While no car prevents all accidents, we work every day to try to make them much less likely to occur. Advanced safety features like Automatic Emergency Braking, Lane Departure Warning and Obstacle Aware Acceleration, come standard on all Tesla vehicles for an added layer of safety beyond the physical structure of each car. Over-the-air software updates allow us to introduce safety enhancements and new features long after a car has been purchased by a customer. And because every Tesla is connected, we’re able to use the more than 10 billion miles of real-world data collected by our global fleet – of which more than 1 billion have been driven with Autopilot engaged – to constantly improve our products.”
Tesla Releases New Q4 Safety Report
Tesla cars turn out to have way fewer accidents than the average car in the U.S.
The new quarterly Tesla Vehicle Safety Report brings us some stats about the average distance driven by Tesla cars per accident. According to the manufacturer, the results are way better than average for the U.S., provided by NHTSA.
During the Q4’2018 Tesla registered:
- Autopilot engaged: one accident for every 2.91 million miles driven
- Without Autopilot: one accident for every 1.58 million miles driven
- NHTSA’s most recent data for U.S.: an automobile crash every 436,000 miles
For the Q3’2018 results were:
- Autopilot engaged: one accident or crash-like event for every 3.34 million miles driven
- Without Autopilot: one accident or crash-like event for every 1.92 million miles driven
- NHTSA’s data for U.S.: an automobile crash every 492,000 miles
Comparing Q4 with Q3 (the only two that we have so far – Tesla will provide reports every quarter), it seems that the safety of Tesla decreased.
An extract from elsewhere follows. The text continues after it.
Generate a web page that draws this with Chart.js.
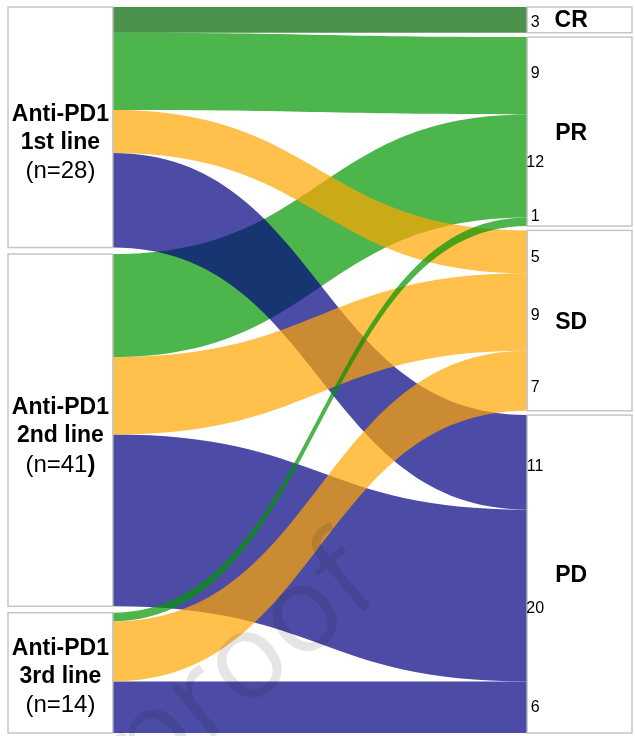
<!DOCTYPE html>
<html>
<head>
<meta charset="utf-8">
<script src="https://cdn.jsdelivr.net/npm/chart.js@4.4.0/dist/chart.umd.min.js"></script>
<style>
  html, body { margin: 0; padding: 0; background: #fff; }
  canvas { display: block; }
</style>
</head>
<body>
<canvas id="sankey" width="635" height="736"></canvas>
<script>
// left nodes = treatment line, right nodes = best response
var sourceTitle = ["Anti-PD1", "Anti-PD1", "Anti-PD1"];
var sourceLine = ["1st line", "2nd line", "3rd line"];
var sourceN = [28, 41, 14];
var targetNames = ["CR", "PR", "SD", "PD"];

// flows (source index -> target index)
var linkFrom  = [0, 0, 0, 0, 1, 1, 1, 2, 2, 2];
var linkTo    = [0, 1, 2, 3, 1, 2, 3, 1, 2, 3];
var linkValue = [3, 9, 5, 11, 12, 9, 20, 1, 7, 6];

var targetColors = ["rgba(0,100,0,0.7)", "rgba(0,150,0,0.7)", "rgba(255,165,0,0.7)", "rgba(0,0,128,0.7)"];
var drawOrder = [0, 1, 4, 3, 6, 9, 2, 5, 8, 7];
// small hand nudges of the text, as in the figure
var sourceLabelShift = [15, 6, 4];
var boldCloseParen = [false, true, false];
var valueLabelShift = [3, -2.5, 6, 4, -3.5, 3.5, 13, -5, 6.5, 0];

var NODE_W = 0.168;
var GAP_L = 0.75, GAP_R = 0.5;
var TOTAL = 83 + 2 * GAP_L;

var FONT = "'Liberation Sans', Arial, sans-serif";

var sankeyPlugin = {
  id: 'sankey',
  afterDatasetsDraw: function(chart) {
    var ctx = chart.ctx;
    var xs = chart.scales.x, ys = chart.scales.y;
    var i, k;

    // stack the nodes
    var srcStart = [], pos = 0;
    for (i = 0; i < sourceN.length; i++) { srcStart.push(pos); pos += sourceN[i] + GAP_L; }
    var tgtTotal = targetNames.map(function(t, j) {
      var s = 0;
      for (k = 0; k < linkValue.length; k++) if (linkTo[k] === j) s += linkValue[k];
      return s;
    });
    var tgtStart = []; pos = 0;
    for (i = 0; i < tgtTotal.length; i++) { tgtStart.push(pos); pos += tgtTotal[i] + GAP_R; }

    var sOff = srcStart.slice(), tOff = tgtStart.slice();
    var y0 = [], y1 = [];
    for (k = 0; k < linkValue.length; k++) {
      y0[k] = sOff[linkFrom[k]]; sOff[linkFrom[k]] += linkValue[k];
      y1[k] = tOff[linkTo[k]]; tOff[linkTo[k]] += linkValue[k];
    }

    var xa = xs.getPixelForValue(NODE_W), xb = xs.getPixelForValue(1 - NODE_W);
    var xm = (xa + xb) / 2;

    // flows
    drawOrder.forEach(function(k) {
      var v = linkValue[k];
      var a0 = ys.getPixelForValue(y0[k]), a1 = ys.getPixelForValue(y0[k] + v);
      var b0 = ys.getPixelForValue(y1[k]), b1 = ys.getPixelForValue(y1[k] + v);
      ctx.beginPath();
      ctx.moveTo(xa, a0);
      ctx.bezierCurveTo(xm, a0, xm, b0, xb, b0);
      ctx.lineTo(xb, b1);
      ctx.bezierCurveTo(xm, b1, xm, a1, xa, a1);
      ctx.closePath();
      ctx.fillStyle = targetColors[linkTo[k]];
      ctx.fill();
    });

    // node boxes
    ctx.lineWidth = 1.5;
    ctx.strokeStyle = "#c6c6c6";
    function box(x0, x1, v0, v1) {
      var t = ys.getPixelForValue(v0), b = ys.getPixelForValue(v1);
      ctx.fillStyle = "#fff";
      ctx.fillRect(x0, t, x1 - x0, b - t);
      ctx.strokeRect(x0, t, x1 - x0, b - t);
    }
    var xl0 = xs.getPixelForValue(0), xr1 = xs.getPixelForValue(1);
    for (i = 0; i < sourceN.length; i++) box(xl0, xa, srcStart[i], srcStart[i] + sourceN[i]);
    for (i = 0; i < tgtTotal.length; i++) box(xb, xr1, tgtStart[i], tgtStart[i] + tgtTotal[i]);

    // left labels
    ctx.fillStyle = "#000";
    ctx.textAlign = "center";
    ctx.textBaseline = "middle";
    var xlc = (xl0 + xa) / 2;
    for (i = 0; i < sourceN.length; i++) {
      var cy = ys.getPixelForValue(srcStart[i] + sourceN[i] / 2) + sourceLabelShift[i];
      ctx.font = "bold 23px " + FONT;
      ctx.fillText(sourceTitle[i], xlc, cy - 28);
      ctx.fillText(sourceLine[i], xlc, cy);
      var head = "(n=" + sourceN[i];
      ctx.font = "24px " + FONT;
      var wHead = ctx.measureText(head).width;
      ctx.font = (boldCloseParen[i] ? "bold " : "") + "24px " + FONT;
      var wTail = ctx.measureText(")").width;
      var left = xlc - (wHead + wTail) / 2;
      ctx.textAlign = "left";
      ctx.font = "24px " + FONT;
      ctx.fillText(head, left, cy + 29);
      ctx.font = (boldCloseParen[i] ? "bold " : "") + "24px " + FONT;
      ctx.fillText(")", left + wHead, cy + 29);
      ctx.textAlign = "center";
    }

    // right labels
    ctx.font = "bold 23px " + FONT;
    for (i = 0; i < targetNames.length; i++) {
      var sh = i === 0 ? 1 : 2;
      ctx.fillText(targetNames[i], xb + 44, ys.getPixelForValue(tgtStart[i] + tgtTotal[i] / 2) + sh);
    }

    // flow values at the target side
    ctx.font = "16px " + FONT;
    for (k = 0; k < linkValue.length; k++) {
      ctx.fillText(String(linkValue[k]), xb + 8,
        ys.getPixelForValue(y1[k] + linkValue[k] / 2) + valueLabelShift[k]);
    }
  },
  afterDraw: function(chart) {
    var ctx = chart.ctx;
    ctx.save();
    ctx.translate(384, 594);
    ctx.rotate(-40 * Math.PI / 180);
    ctx.font = "120px 'Open Sans', sans-serif";
    ctx.fillStyle = "rgba(0,0,0,0.1)";
    ctx.textAlign = "right";
    ctx.textBaseline = "alphabetic";
    ctx.fillText("Journal Pre-proof", 0, 0);
    ctx.restore();
  }
};

var ctx = document.getElementById("sankey").getContext("2d");
var chart = new Chart(ctx, {
  type: 'scatter',
  data: { datasets: [{ data: [] }] },
  options: {
    responsive: false,
    animation: false,
    devicePixelRatio: 1,
    layout: { padding: { left: 8, right: 3, top: 7, bottom: 3 } },
    scales: {
      x: { type: 'linear', min: 0, max: 1, display: false },
      y: { type: 'linear', min: 0, max: TOTAL, reverse: true, display: false }
    },
    plugins: { legend: { display: false }, tooltip: { enabled: false } }
  },
  plugins: [sankeyPlugin]
});
</script>
</body>
</html>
We don’t know the reason.
On the other hand, the average for the U.S. increased. In the case of general U.S. average, Tesla says that NHTSA has released new data for Q4.
Anyway, without Autopilot, Tesla seems to improve safety 3-4 times compared to average.
On paper, Autopilot additionally improves the result, but we assume that most drivers use the Autopilot only on roads which suit Autopilot and higher speeds (higher mileage) like highways, main roads, or in heavy traffic. Excluding other areas (especially city) in Autopilot stats (where it’s not used that often), will obviously show better results.
From a statistical point of view, Tesla stats don’t tell us anything about how much better (or worse in theory) Autopilot is on the particular type of road. We don’t doubt that Autopilot improves safety, but at least this data does not reveal the difference.